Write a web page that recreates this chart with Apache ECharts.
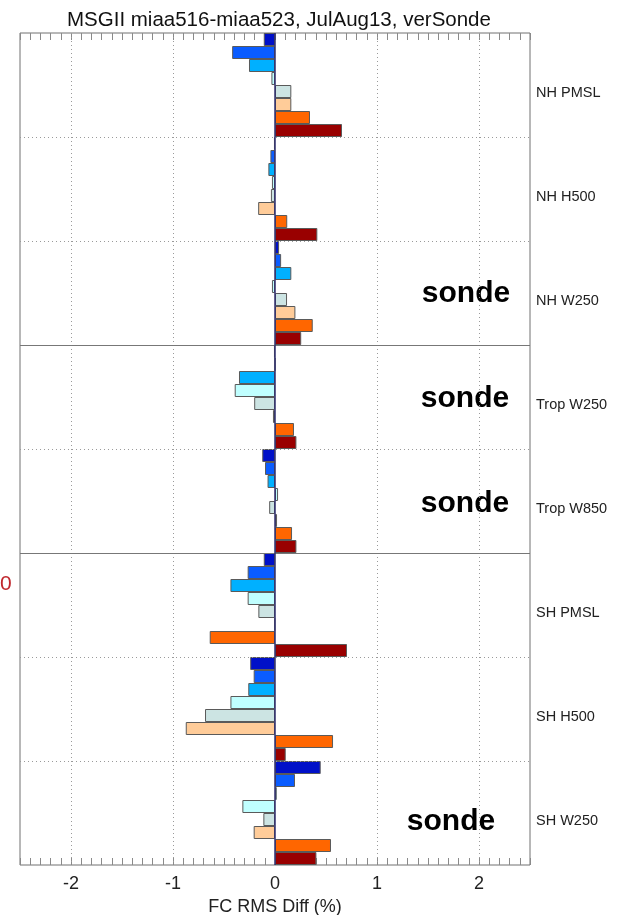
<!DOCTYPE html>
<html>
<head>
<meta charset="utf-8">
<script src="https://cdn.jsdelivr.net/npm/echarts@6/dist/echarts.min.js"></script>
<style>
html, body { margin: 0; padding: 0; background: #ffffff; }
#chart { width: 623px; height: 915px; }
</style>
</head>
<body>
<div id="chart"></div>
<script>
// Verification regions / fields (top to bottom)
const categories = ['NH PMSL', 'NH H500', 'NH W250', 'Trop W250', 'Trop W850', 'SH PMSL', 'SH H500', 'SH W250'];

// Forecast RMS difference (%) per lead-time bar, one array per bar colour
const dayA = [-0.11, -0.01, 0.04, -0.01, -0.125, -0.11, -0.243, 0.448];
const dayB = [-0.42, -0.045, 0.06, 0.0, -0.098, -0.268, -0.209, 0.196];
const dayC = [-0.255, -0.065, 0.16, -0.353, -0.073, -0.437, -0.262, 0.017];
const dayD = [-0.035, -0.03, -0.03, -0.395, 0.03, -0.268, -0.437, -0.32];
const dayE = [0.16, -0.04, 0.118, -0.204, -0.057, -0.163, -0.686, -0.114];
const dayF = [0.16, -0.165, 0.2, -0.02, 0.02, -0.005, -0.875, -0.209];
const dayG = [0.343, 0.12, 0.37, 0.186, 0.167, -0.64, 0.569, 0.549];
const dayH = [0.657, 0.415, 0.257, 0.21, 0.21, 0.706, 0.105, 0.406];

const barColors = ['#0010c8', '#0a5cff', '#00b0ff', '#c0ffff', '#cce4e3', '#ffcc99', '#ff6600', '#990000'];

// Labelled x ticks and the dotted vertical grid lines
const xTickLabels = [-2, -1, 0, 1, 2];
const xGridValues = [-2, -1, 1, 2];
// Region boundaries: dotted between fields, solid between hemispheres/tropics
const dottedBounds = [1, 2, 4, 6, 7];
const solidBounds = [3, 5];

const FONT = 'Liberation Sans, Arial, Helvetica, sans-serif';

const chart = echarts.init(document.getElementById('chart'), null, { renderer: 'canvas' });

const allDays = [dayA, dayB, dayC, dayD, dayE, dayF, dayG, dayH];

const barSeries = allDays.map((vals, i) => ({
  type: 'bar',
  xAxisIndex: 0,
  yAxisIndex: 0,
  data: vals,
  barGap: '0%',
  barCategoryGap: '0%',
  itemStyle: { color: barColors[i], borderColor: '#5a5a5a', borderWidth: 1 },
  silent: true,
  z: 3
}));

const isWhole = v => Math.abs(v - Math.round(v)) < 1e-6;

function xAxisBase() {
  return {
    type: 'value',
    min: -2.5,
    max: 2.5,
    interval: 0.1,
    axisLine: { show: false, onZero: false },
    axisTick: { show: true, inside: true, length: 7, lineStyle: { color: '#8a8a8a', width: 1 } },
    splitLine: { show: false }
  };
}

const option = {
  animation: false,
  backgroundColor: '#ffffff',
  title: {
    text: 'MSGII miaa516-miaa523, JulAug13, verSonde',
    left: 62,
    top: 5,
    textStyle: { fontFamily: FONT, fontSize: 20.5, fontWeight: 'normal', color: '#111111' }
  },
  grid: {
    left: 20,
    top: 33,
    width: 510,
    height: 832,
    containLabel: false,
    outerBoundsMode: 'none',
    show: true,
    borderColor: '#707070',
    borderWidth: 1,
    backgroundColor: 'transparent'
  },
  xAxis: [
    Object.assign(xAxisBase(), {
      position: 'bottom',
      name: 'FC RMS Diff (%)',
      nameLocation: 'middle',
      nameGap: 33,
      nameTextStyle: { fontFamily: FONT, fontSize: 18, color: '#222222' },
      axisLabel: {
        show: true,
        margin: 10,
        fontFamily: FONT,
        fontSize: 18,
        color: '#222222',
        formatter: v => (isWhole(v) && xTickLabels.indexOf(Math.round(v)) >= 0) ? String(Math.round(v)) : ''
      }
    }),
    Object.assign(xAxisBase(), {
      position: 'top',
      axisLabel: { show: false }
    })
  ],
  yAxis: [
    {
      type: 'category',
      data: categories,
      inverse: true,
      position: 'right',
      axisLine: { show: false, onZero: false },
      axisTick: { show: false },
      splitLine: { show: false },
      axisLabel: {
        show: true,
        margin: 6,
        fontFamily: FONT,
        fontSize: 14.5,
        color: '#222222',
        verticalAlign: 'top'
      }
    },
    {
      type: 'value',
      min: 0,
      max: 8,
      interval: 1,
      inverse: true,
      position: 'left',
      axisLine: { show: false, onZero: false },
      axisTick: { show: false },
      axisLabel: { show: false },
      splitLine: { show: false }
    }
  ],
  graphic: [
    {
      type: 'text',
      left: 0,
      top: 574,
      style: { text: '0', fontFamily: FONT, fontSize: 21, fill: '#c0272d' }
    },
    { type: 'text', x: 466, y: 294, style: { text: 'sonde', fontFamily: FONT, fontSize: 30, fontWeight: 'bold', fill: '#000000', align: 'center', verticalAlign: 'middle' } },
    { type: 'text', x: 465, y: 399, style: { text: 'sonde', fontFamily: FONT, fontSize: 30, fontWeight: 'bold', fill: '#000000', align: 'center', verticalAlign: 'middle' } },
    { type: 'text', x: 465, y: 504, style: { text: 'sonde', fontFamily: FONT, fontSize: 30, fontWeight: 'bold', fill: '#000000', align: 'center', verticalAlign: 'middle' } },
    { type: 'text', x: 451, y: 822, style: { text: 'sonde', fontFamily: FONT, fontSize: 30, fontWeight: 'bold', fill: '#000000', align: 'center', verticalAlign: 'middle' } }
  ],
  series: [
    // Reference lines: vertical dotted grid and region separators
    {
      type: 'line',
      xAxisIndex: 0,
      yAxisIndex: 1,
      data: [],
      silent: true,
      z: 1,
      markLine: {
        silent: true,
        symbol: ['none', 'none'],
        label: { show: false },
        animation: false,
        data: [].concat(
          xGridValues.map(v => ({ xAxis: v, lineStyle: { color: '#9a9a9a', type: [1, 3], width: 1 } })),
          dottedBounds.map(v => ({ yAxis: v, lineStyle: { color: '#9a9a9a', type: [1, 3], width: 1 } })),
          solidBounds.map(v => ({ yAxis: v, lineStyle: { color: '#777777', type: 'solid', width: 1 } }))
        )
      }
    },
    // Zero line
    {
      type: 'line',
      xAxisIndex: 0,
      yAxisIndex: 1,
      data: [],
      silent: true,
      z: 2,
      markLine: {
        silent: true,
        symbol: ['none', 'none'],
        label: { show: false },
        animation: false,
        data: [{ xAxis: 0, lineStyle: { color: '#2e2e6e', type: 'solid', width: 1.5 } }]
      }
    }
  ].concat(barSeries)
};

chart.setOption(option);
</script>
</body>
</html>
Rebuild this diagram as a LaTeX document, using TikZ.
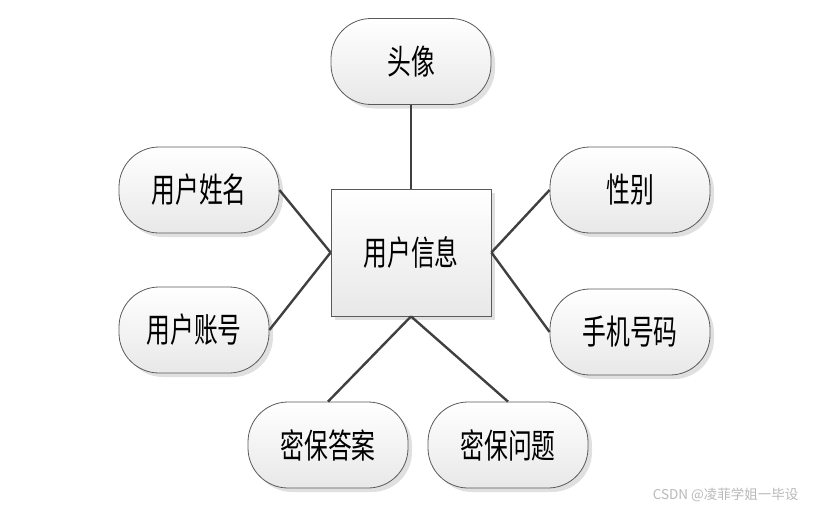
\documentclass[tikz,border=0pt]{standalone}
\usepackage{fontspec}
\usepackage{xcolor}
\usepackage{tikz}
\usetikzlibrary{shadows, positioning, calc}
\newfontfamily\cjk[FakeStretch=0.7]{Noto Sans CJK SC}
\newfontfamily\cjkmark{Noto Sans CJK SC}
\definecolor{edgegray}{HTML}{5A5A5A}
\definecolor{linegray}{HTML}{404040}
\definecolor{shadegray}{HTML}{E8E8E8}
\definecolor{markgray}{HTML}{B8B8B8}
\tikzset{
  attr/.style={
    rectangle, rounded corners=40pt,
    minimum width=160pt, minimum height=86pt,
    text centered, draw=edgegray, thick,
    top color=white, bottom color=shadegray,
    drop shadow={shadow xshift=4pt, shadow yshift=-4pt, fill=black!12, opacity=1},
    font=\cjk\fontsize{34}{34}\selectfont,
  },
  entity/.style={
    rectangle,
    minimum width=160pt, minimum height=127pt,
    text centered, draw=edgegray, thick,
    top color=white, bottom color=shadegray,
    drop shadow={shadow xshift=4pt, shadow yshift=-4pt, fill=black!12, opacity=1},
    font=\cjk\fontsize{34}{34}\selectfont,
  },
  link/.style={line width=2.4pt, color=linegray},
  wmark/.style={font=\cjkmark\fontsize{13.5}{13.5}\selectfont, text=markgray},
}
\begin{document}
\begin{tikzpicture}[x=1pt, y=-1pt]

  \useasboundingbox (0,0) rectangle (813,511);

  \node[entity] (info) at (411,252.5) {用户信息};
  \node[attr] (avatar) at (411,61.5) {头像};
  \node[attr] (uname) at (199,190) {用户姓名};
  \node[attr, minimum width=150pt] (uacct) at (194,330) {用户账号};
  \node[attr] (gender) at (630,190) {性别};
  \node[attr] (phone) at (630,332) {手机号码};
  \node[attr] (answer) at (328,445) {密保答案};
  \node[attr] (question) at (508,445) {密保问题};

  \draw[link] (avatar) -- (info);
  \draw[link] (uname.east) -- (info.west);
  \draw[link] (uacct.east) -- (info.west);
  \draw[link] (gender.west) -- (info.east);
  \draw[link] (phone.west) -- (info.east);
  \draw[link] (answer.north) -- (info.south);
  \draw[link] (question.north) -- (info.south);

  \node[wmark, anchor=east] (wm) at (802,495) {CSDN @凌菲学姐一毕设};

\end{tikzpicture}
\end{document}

_ _ _ _ _

Requirements - From the line that has "Rebuild this diagram" through the line that has "(0,0) rectangle (813,511);", reproduce each line exactly as it stands and nothing else; do not include any pictures.

Correct result -
Rebuild this diagram as a LaTeX document, using TikZ.
\documentclass[tikz,border=0pt]{standalone}
\usepackage{fontspec}
\usepackage{xcolor}
\usepackage{tikz}
\usetikzlibrary{shadows, positioning, calc}
\newfontfamily\cjk[FakeStretch=0.7]{Noto Sans CJK SC}
\newfontfamily\cjkmark{Noto Sans CJK SC}
\definecolor{edgegray}{HTML}{5A5A5A}
\definecolor{linegray}{HTML}{404040}
\definecolor{shadegray}{HTML}{E8E8E8}
\definecolor{markgray}{HTML}{B8B8B8}
\tikzset{
  attr/.style={
    rectangle, rounded corners=40pt,
    minimum width=160pt, minimum height=86pt,
    text centered, draw=edgegray, thick,
    top color=white, bottom color=shadegray,
    drop shadow={shadow xshift=4pt, shadow yshift=-4pt, fill=black!12, opacity=1},
    font=\cjk\fontsize{34}{34}\selectfont,
  },
  entity/.style={
    rectangle,
    minimum width=160pt, minimum height=127pt,
    text centered, draw=edgegray, thick,
    top color=white, bottom color=shadegray,
    drop shadow={shadow xshift=4pt, shadow yshift=-4pt, fill=black!12, opacity=1},
    font=\cjk\fontsize{34}{34}\selectfont,
  },
  link/.style={line width=2.4pt, color=linegray},
  wmark/.style={font=\cjkmark\fontsize{13.5}{13.5}\selectfont, text=markgray},
}
\begin{document}
\begin{tikzpicture}[x=1pt, y=-1pt]

  \useasboundingbox (0,0) rectangle (813,511);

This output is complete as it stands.